I have a minor issue with R. Hoffman's comment but I understand where he is coming from. There is no question that a Rav and teacher in Israel has a responsibility to teach that which strenghtens his congregants and charges and not what weakens them. As pointed out on another blog, he is not unique in this feelign of stewardship; a famed "rationalist" Jew felt the same way. Most peopel cannot abide rationalism and faith at the same time and the chosen few who can, must exercize stewardship and not "farshter" the faith of the many. The idea of necessary versus popular truth was already taught by Rambam and the Sages of the Talmud (halacha vlo morin ken). Here is an quote from Yosef Kaspi Amudei Hakessef Umaskiyot Hakessef, p. 8a: "If the people were to find out about this doctrine, they would not be able to tolerate this truth, and would grow wild and uncontrollable in their conduct." What should be the public position varies from generation and setting to generation and setting and should be determined by the "gedolim" and consensus. Blogwriters do not share the sense of responsibility of their rabbinically involved brothers and often do not realize that there words have an effect on others, far and wide.
The minor issue is that R. Hoffman concludes on the basis of his review of sources that the maximalist position is the more common one and should be the one publicly taught, except in the kiruv situation where all three positions can be presented. However, his review did not comprehensively include kabbalistic and chassidic surces and had they been included, the minimalist position would, in my opinion win by numbers.
I also, like R. Hoffman, find the mocking of simple faith and gedolm to be off-putting and unpleasant.

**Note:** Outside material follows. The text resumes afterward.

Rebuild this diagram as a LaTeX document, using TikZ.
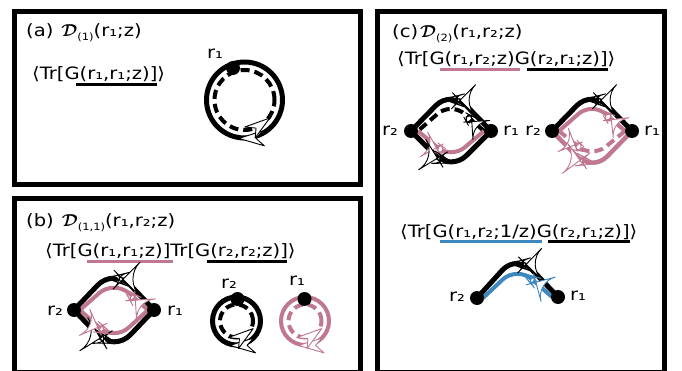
\documentclass[tikz,border=0pt]{standalone}
\usepackage{fontspec}
\setmainfont{DejaVu Sans}[FakeStretch=1.15]
\usepackage{bm}
\usetikzlibrary{decorations.markings}
\definecolor{pinkc}{RGB}{192,120,146}
\definecolor{bluec}{RGB}{62,136,192}
\newcommand{\calD}{{\fontsize{19}{19}\selectfont$\bm{\mathcal{D}}$}}
\newcommand{\dsub}[1]{\raisebox{-4pt}{\fontsize{10}{10}\selectfont #1}}
\tikzset{
  frame/.style={line width=5pt, line join=miter},
  lbl/.style={font=\fontsize{17}{19}\selectfont, inner sep=0pt, anchor=base west},
  rlbl/.style={font=\fontsize{17}{19}\selectfont, inner sep=0pt},
  dot/.style={circle, fill=black, inner sep=0pt, minimum size=14pt},
  bline/.style={line width=5pt, black},
  pline/.style={line width=4pt, pinkc},
  cline/.style={line width=4pt, bluec},
  dline/.style={line width=4pt, dash pattern=on 9pt off 5pt},
  ul/.style={line width=3pt},
  harp/.style 2 args={postaction={decorate,decoration={markings,
     mark=at position #1 with {\draw[solid,#2,line width=0.9pt,fill=white,line join=round,line cap=round] (8,0) -- (-17,-9) -- (-9,-1) -- (-16,6) -- cycle;}}}},
}
\begin{document}
\begin{tikzpicture}[x=1pt,y=-1pt]
\useasboundingbox (0,0) rectangle (682,371);
% frames
\draw[frame] (14.5,11.5) rectangle (360.5,184.5);
\draw[frame] (14.5,199) rectangle (360.5,372);
\draw[frame] (377,11.5) rectangle (664,372);

% ---------- panel (a)
\node[lbl] (ta) at (26,37) {(a)\hspace{8pt}\calD\dsub{(1)}(r₁;z)};
\node[lbl] (fa) at (32,80) {⟨Tr[G(r₁,r₁;z)]⟩};
\draw[ul] (76,85) -- (157,85);
\coordinate (ca) at (244.5,100);
\draw[bline] (ca) circle[radius=38];
\draw[dline] (ca) ++(30,0) arc[start angle=360,end angle=0,radius=30];
\node[dot] (a1) at (233,68) {};
\node[rlbl] (la1) at (215,54) {r₁};
\path[harp={0.24}{black}] (ca) ++(38,0) arc[start angle=0,end angle=360,radius=38];
\path[harp={0.86}{black}] (ca) ++(30,0) arc[start angle=360,end angle=0,radius=30];

% ---------- panel (b)
\node[lbl] (tb) at (26,227) {(b)\hspace{8pt}\calD\dsub{(1,1)}(r₁,r₂;z)};
\node[lbl] (fb) at (45,256) {⟨Tr[G(r₁,r₁;z)]Tr[G(r₂,r₂;z)]⟩};
\draw[ul, pinkc] (87,261) -- (173,261);
\draw[ul] (207,261) -- (287,261);
\coordinate (b2) at (74,310);
\coordinate (b1) at (154,310);
\draw[bline, rounded corners=24pt] (b1) -- (114,268) -- (b2);
\draw[bline, rounded corners=24pt] (b2) -- (114,352) -- (b1);
\draw[pline, rounded corners=20pt] (148,310) -- (114,280) -- (80,310);
\draw[pline, rounded corners=20pt] (80,310) -- (114,341) -- (148,310);
\node[dot] (b2d) at (b2) {};
\node[dot] (b1d) at (b1) {};
\node[rlbl] (lb2) at (55,311) {r₂};
\node[rlbl] (lb1) at (175,311) {r₁};
\path[rounded corners=24pt, harp={0.5}{black}] (b1) -- (114,268) -- (b2);
\path[rounded corners=24pt, harp={0.45}{black}] (b2) -- (114,352) -- (b1);
\path[rounded corners=20pt, harp={0.3}{pinkc}] (148,310) -- (114,280) -- (80,310);
\path[rounded corners=20pt, harp={0.4}{pinkc}] (80,310) -- (114,341) -- (148,310);
% small rings
\coordinate (cb) at (236.5,321);
\draw[bline] (cb) circle[radius=24];
\draw[dline] (cb) ++(16.5,0) arc[start angle=360,end angle=0,radius=16.5];
\node[dot] (b2s) at (237.5,299) {};
\node[rlbl] (lb2s) at (229,284) {r₂};
\coordinate (cp) at (305,321);
\draw[pline] (cp) circle[radius=24];
\draw[pline, dash pattern=on 9pt off 5pt] (cp) ++(16.5,0) arc[start angle=360,end angle=0,radius=16.5];
\node[dot] (b1s) at (304.5,299) {};
\node[rlbl] (lb1s) at (297,281) {r₁};
\path[harp={0.24}{black}] (cb) ++(24,0) arc[start angle=0,end angle=360,radius=24];
\path[harp={0.86}{black}] (cb) ++(16.5,0) arc[start angle=360,end angle=0,radius=16.5];
\path[harp={0.24}{pinkc}] (cp) ++(24,0) arc[start angle=0,end angle=360,radius=24];
\path[harp={0.86}{pinkc}] (cp) ++(16.5,0) arc[start angle=360,end angle=0,radius=16.5];

% ---------- panel (c)
\node[lbl] (tc) at (392,38) {(c)\hspace{2pt}\calD\dsub{(2)}(r₁,r₂;z)};
\node[lbl] (fc) at (397,65) {⟨Tr[G(r₁,r₂;z)G(r₂,r₁;z)]⟩};
\draw[ul, pinkc] (440,70) -- (520,70);
\draw[ul] (527,70) -- (608,70);
% left diamond
\coordinate (c2) at (411,131);
\coordinate (c1) at (491,131);
\draw[bline, rounded corners=22pt] (c1) -- (451,90) -- (c2);
\draw[dline, rounded corners=18pt] (484,131) -- (451,102) -- (418,131);
\draw[pline, rounded corners=18pt] (418,131) -- (451,159) -- (484,131);
\draw[bline, rounded corners=22pt] (c2) -- (451,171) -- (c1);
\node[dot] (c2d) at (c2) {};
\node[dot] (c1d) at (c1) {};
\node[rlbl] (lc2) at (390,131) {r₂};
\node[rlbl] (lc1) at (511,131) {r₁};
% right diamond
\coordinate (e2) at (552,131);
\coordinate (e1) at (632,131);
\draw[bline, rounded corners=22pt] (e1) -- (592,90) -- (e2);
\draw[pline, rounded corners=18pt] (625,131) -- (592,102) -- (559,131);
\draw[pline, dash pattern=on 9pt off 5pt, rounded corners=18pt] (559,131) -- (592,158) -- (625,131);
\draw[pline, line width=4.5pt, rounded corners=22pt] (e2) -- (592,172) -- (e1);
\node[dot] (e2d) at (e2) {};
\node[dot] (e1d) at (e1) {};
\node[rlbl] (le2) at (533,131) {r₂};
\node[rlbl] (le1) at (652,131) {r₁};
% arrows of (c) diamonds
\path[rounded corners=22pt, harp={0.5}{black}] (c1) -- (451,90) -- (c2);
\path[rounded corners=18pt, harp={0.3}{black}] (484,131) -- (451,102) -- (418,131);
\path[rounded corners=18pt, harp={0.42}{pinkc}] (418,131) -- (451,159) -- (484,131);
\path[rounded corners=22pt, harp={0.45}{black}] (c2) -- (451,171) -- (c1);
\path[rounded corners=22pt, harp={0.5}{black}] (e1) -- (592,90) -- (e2);
\path[rounded corners=18pt, harp={0.33}{pinkc}] (625,131) -- (592,102) -- (559,131);
\path[rounded corners=18pt, harp={0.38}{pinkc}] (559,131) -- (592,158) -- (625,131);
\path[rounded corners=22pt, harp={0.47}{pinkc}] (e2) -- (592,172) -- (e1);
% lower formula and arc
\node[lbl] (fc2) at (400,237) {⟨Tr[G(r₁,r₂;1/z)G(r₂,r₁;z)]⟩};
\draw[ul, bluec] (440,242) -- (542,242);
\draw[ul] (548,242) -- (630,242);
\coordinate (d2) at (477,298);
\coordinate (d1) at (558,297);
\draw[bline, rounded corners=22pt] (d1) -- (517,254) -- (d2);
\draw[cline, rounded corners=20pt] (552,297) -- (517,266) -- (483,298);
\node[dot] (d2d) at (d2) {};
\node[dot] (d1d) at (d1) {};
\node[rlbl] (ld2) at (457,297) {r₂};
\node[rlbl] (ld1) at (578,296) {r₁};
\path[rounded corners=22pt, harp={0.5}{black}] (d1) -- (517,254) -- (d2);
\path[rounded corners=20pt, harp={0.36}{bluec}] (552,297) -- (517,266) -- (483,298);
\end{tikzpicture}
\end{document}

This is important not only as a "body count" but in esence and approach. I believe that the post-modern age demands a post-rationalist approach. The only sure way of transcending troublesome issues of philosophy, science and religion is by rising into the exalted sphere of feeling, imagination and direct mystical experience in which questions are answered in ways that cannot be communicated and probems become springboards for increased perception and growth.
For those schooled in this manner of religious expression, there is no disconnect between actual physical performaance of the mitzvos and their experiential, emotional, symbolic and spiritual effects. It is not that they lose interst in the narrow question of whether Avrohom put on tefillin or fulfilled the mitzva of writing Sefer Torah - it is that their mitzva experience transcends this question so much that it no longer even makes sense and the historical issues do not occupy them at all.
Some might see this as an excape into fantasy. To them I say, your are missing the heart of religion which is in the heart and not in the mind. You live in the improverished and limited world of sense-perception and experience. Do you not hear the Torah's clarion call to leave behind the body and its world of sense-percepton and, yes, even logic and thought, and enter a world of elevated feeling and Holy inspiration. The choice is clear. You can remain on the level of the physical and concrete or rise to the levels that cannot be expressed. The color of the sefira of Keter is black. Why? Because it so bright and so light that it cannot be perceived on lower levels. What some peopel think to be fantasy is other's spiritual bread. If you believe in Prophecy, believe then also in the world beyond, which is not concrete and graspable, and many of the questions that arise in the Great Void, of themselves dissappear, like vapor before Spirit.